The Tears of a Clown

The ghosts and goblins were out last week in celebration of Halloween, and my friend Lynn’s children stopped by for trick-or-treating. Her twelve-year-old daughter, Charlie, was unrecognizable under her rainbow striped clown costume, orange yarn wig, makeup and owlish looking swim goggles. Charlie was having a great time clowning around with her younger brothers. Later that evening, Lynn’s family got together with another family they know from church to trick-or-treat. Charlie assumed the two girls in the other family would be dressed for the occasion. Wrong! One of the girls was a year older and ignored Charlie, the other girl was a year younger and was busy with her own friends.
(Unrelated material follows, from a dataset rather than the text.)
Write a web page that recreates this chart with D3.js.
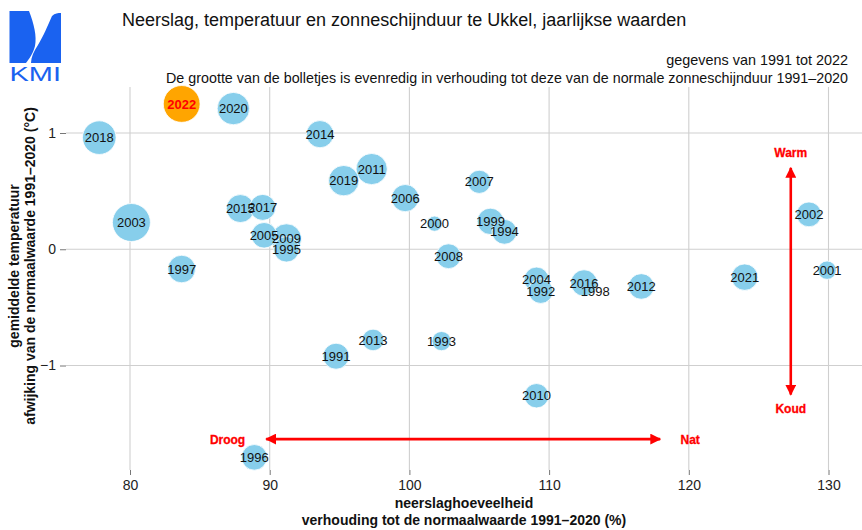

Charlie tried to have a good time but she just could not pull it off.

At home, through tears, Charlie told her mom she couldn’t understand what she did wrong. Lynn spoke to her for a bit, but it didn’t seem to help much. Before too long, she could hear Charlie shouting to her brothers about sorting through the candy. Lynn said Charlie seemed to be her happy old self again.

Lynn and I were talking about how, at times in your life, you are caught between being a kid and being a grownup. Charlie got her first taste of what that is all about, and she figured out how to move on and make her own happiness. It’s really quite a sweet story, no pun intended, but we can all learn from Charlie. We should embrace those times in our life when we can feel like a kid again. It gets a bit stuffy being the grownup all of the time. And in those times when you can’t seem to find happiness, it is up to you to choose to turn things around. We cannot leave it to others to find happiness for us. Only we know what truly makes us happy. So don’t get caught clowning around without a smile, and any clown knows it can be dangerous shedding tears when wearing goggles.

I would like to thank Lynn for sharing Charlie’s story as a reminder to all of us.